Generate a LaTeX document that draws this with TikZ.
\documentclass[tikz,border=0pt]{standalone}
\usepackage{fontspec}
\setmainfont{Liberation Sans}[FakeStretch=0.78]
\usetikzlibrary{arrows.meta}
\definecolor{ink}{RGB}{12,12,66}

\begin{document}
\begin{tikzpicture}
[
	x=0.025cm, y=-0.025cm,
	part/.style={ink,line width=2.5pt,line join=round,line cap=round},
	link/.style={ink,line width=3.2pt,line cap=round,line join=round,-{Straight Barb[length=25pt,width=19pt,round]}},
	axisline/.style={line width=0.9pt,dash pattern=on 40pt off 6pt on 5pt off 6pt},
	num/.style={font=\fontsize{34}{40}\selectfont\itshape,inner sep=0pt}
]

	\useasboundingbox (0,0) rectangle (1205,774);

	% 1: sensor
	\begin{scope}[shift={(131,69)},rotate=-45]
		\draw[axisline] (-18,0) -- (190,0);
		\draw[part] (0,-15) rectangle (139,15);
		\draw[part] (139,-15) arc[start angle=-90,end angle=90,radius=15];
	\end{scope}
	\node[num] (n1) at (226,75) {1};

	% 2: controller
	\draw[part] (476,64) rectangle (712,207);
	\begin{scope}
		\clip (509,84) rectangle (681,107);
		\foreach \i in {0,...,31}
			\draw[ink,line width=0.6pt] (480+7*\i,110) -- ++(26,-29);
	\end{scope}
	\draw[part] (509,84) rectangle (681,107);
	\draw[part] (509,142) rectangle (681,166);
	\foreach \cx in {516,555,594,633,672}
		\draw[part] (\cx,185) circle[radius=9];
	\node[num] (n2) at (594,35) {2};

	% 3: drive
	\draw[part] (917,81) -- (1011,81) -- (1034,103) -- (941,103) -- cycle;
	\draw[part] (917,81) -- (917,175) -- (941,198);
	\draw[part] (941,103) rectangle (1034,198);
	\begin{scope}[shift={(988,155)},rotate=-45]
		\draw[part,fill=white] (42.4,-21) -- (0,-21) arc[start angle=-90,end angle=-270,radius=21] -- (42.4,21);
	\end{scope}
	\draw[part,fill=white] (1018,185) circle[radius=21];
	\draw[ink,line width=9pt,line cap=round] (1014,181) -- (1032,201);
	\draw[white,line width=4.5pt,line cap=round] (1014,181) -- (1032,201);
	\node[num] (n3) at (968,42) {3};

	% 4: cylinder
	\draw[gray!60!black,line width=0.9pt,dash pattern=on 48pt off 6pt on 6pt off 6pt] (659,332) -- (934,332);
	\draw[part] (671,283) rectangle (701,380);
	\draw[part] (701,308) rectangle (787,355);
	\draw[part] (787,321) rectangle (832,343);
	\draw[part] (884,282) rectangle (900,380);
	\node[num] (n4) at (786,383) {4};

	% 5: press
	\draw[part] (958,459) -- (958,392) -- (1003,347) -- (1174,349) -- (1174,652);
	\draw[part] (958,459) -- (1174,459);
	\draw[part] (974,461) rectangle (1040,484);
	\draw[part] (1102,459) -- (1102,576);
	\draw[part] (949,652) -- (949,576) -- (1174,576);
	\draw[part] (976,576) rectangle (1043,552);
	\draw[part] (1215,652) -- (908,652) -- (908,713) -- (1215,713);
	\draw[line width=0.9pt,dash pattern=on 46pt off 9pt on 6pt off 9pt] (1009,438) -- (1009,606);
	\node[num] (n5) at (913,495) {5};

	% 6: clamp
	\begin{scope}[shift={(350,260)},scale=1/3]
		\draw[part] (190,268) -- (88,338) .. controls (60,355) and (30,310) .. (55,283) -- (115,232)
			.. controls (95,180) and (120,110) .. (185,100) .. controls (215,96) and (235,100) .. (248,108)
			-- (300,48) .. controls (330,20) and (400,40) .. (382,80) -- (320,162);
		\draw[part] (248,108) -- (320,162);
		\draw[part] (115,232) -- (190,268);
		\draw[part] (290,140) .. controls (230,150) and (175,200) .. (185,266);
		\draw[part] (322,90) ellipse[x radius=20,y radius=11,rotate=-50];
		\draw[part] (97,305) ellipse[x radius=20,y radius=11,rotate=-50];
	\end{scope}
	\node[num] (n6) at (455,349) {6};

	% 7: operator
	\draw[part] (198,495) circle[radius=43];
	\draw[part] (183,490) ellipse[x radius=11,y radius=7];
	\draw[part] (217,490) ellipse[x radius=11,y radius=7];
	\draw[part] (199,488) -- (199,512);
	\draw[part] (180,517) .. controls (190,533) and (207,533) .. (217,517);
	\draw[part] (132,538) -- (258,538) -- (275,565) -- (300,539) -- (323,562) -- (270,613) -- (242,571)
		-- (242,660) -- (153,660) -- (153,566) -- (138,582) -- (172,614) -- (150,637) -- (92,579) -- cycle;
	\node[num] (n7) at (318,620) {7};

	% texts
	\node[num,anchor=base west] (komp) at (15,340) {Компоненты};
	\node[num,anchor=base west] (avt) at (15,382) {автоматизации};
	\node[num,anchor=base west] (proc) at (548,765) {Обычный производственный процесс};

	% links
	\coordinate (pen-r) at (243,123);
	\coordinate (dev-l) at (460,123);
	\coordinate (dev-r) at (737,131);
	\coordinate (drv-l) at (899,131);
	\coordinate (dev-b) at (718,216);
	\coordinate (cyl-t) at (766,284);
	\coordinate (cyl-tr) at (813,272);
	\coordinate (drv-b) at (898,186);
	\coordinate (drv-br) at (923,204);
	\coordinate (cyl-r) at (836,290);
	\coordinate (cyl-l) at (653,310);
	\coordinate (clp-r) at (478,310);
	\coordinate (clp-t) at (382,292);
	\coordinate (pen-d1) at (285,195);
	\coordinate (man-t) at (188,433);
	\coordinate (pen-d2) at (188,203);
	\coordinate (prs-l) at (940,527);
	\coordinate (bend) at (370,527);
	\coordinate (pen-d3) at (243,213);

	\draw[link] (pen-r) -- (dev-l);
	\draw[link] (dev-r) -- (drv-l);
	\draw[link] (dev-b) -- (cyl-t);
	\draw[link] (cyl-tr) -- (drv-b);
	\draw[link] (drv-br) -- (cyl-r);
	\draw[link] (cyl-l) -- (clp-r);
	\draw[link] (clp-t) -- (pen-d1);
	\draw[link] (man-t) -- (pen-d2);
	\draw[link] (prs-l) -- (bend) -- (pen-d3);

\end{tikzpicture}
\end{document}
........
STATED EXERCISE: Retype the listing. Match it exactly.

RESPONSE TO THIS EXERCISE:
Generate a LaTeX document that draws this with TikZ.
\documentclass[tikz,border=0pt]{standalone}
\usepackage{fontspec}
\setmainfont{Liberation Sans}[FakeStretch=0.78]
\usetikzlibrary{arrows.meta}
\definecolor{ink}{RGB}{12,12,66}

\begin{document}
\begin{tikzpicture}
[
	x=0.025cm, y=-0.025cm,
	part/.style={ink,line width=2.5pt,line join=round,line cap=round},
	link/.style={ink,line width=3.2pt,line cap=round,line join=round,-{Straight Barb[length=25pt,width=19pt,round]}},
	axisline/.style={line width=0.9pt,dash pattern=on 40pt off 6pt on 5pt off 6pt},
	num/.style={font=\fontsize{34}{40}\selectfont\itshape,inner sep=0pt}
]

	\useasboundingbox (0,0) rectangle (1205,774);

	% 1: sensor
	\begin{scope}[shift={(131,69)},rotate=-45]
		\draw[axisline] (-18,0) -- (190,0);
		\draw[part] (0,-15) rectangle (139,15);
		\draw[part] (139,-15) arc[start angle=-90,end angle=90,radius=15];
	\end{scope}
	\node[num] (n1) at (226,75) {1};

	% 2: controller
	\draw[part] (476,64) rectangle (712,207);
	\begin{scope}
		\clip (509,84) rectangle (681,107);
		\foreach \i in {0,...,31}
			\draw[ink,line width=0.6pt] (480+7*\i,110) -- ++(26,-29);
	\end{scope}
	\draw[part] (509,84) rectangle (681,107);
	\draw[part] (509,142) rectangle (681,166);
	\foreach \cx in {516,555,594,633,672}
		\draw[part] (\cx,185) circle[radius=9];
	\node[num] (n2) at (594,35) {2};

	% 3: drive
	\draw[part] (917,81) -- (1011,81) -- (1034,103) -- (941,103) -- cycle;
	\draw[part] (917,81) -- (917,175) -- (941,198);
	\draw[part] (941,103) rectangle (1034,198);
	\begin{scope}[shift={(988,155)},rotate=-45]
		\draw[part,fill=white] (42.4,-21) -- (0,-21) arc[start angle=-90,end angle=-270,radius=21] -- (42.4,21);
	\end{scope}
	\draw[part,fill=white] (1018,185) circle[radius=21];
	\draw[ink,line width=9pt,line cap=round] (1014,181) -- (1032,201);
	\draw[white,line width=4.5pt,line cap=round] (1014,181) -- (1032,201);
	\node[num] (n3) at (968,42) {3};

	% 4: cylinder
	\draw[gray!60!black,line width=0.9pt,dash pattern=on 48pt off 6pt on 6pt off 6pt] (659,332) -- (934,332);
	\draw[part] (671,283) rectangle (701,380);
	\draw[part] (701,308) rectangle (787,355);
	\draw[part] (787,321) rectangle (832,343);
	\draw[part] (884,282) rectangle (900,380);
	\node[num] (n4) at (786,383) {4};

	% 5: press
	\draw[part] (958,459) -- (958,392) -- (1003,347) -- (1174,349) -- (1174,652);
	\draw[part] (958,459) -- (1174,459);
	\draw[part] (974,461) rectangle (1040,484);
	\draw[part] (1102,459) -- (1102,576);
	\draw[part] (949,652) -- (949,576) -- (1174,576);
	\draw[part] (976,576) rectangle (1043,552);
	\draw[part] (1215,652) -- (908,652) -- (908,713) -- (1215,713);
	\draw[line width=0.9pt,dash pattern=on 46pt off 9pt on 6pt off 9pt] (1009,438) -- (1009,606);
	\node[num] (n5) at (913,495) {5};

	% 6: clamp
	\begin{scope}[shift={(350,260)},scale=1/3]
		\draw[part] (190,268) -- (88,338) .. controls (60,355) and (30,310) .. (55,283) -- (115,232)
			.. controls (95,180) and (120,110) .. (185,100) .. controls (215,96) and (235,100) .. (248,108)
			-- (300,48) .. controls (330,20) and (400,40) .. (382,80) -- (320,162);
		\draw[part] (248,108) -- (320,162);
		\draw[part] (115,232) -- (190,268);
		\draw[part] (290,140) .. controls (230,150) and (175,200) .. (185,266);
		\draw[part] (322,90) ellipse[x radius=20,y radius=11,rotate=-50];
		\draw[part] (97,305) ellipse[x radius=20,y radius=11,rotate=-50];
	\end{scope}
	\node[num] (n6) at (455,349) {6};

	% 7: operator
	\draw[part] (198,495) circle[radius=43];
	\draw[part] (183,490) ellipse[x radius=11,y radius=7];
	\draw[part] (217,490) ellipse[x radius=11,y radius=7];
	\draw[part] (199,488) -- (199,512);
	\draw[part] (180,517) .. controls (190,533) and (207,533) .. (217,517);
	\draw[part] (132,538) -- (258,538) -- (275,565) -- (300,539) -- (323,562) -- (270,613) -- (242,571)
		-- (242,660) -- (153,660) -- (153,566) -- (138,582) -- (172,614) -- (150,637) -- (92,579) -- cycle;
	\node[num] (n7) at (318,620) {7};

	% texts
	\node[num,anchor=base west] (komp) at (15,340) {Компоненты};
	\node[num,anchor=base west] (avt) at (15,382) {автоматизации};
	\node[num,anchor=base west] (proc) at (548,765) {Обычный производственный процесс};

	% links
	\coordinate (pen-r) at (243,123);
	\coordinate (dev-l) at (460,123);
	\coordinate (dev-r) at (737,131);
	\coordinate (drv-l) at (899,131);
	\coordinate (dev-b) at (718,216);
	\coordinate (cyl-t) at (766,284);
	\coordinate (cyl-tr) at (813,272);
	\coordinate (drv-b) at (898,186);
	\coordinate (drv-br) at (923,204);
	\coordinate (cyl-r) at (836,290);
	\coordinate (cyl-l) at (653,310);
	\coordinate (clp-r) at (478,310);
	\coordinate (clp-t) at (382,292);
	\coordinate (pen-d1) at (285,195);
	\coordinate (man-t) at (188,433);
	\coordinate (pen-d2) at (188,203);
	\coordinate (prs-l) at (940,527);
	\coordinate (bend) at (370,527);
	\coordinate (pen-d3) at (243,213);

	\draw[link] (pen-r) -- (dev-l);
	\draw[link] (dev-r) -- (drv-l);
	\draw[link] (dev-b) -- (cyl-t);
	\draw[link] (cyl-tr) -- (drv-b);
	\draw[link] (drv-br) -- (cyl-r);
	\draw[link] (cyl-l) -- (clp-r);
	\draw[link] (clp-t) -- (pen-d1);
	\draw[link] (man-t) -- (pen-d2);
	\draw[link] (prs-l) -- (bend) -- (pen-d3);

\end{tikzpicture}
\end{document}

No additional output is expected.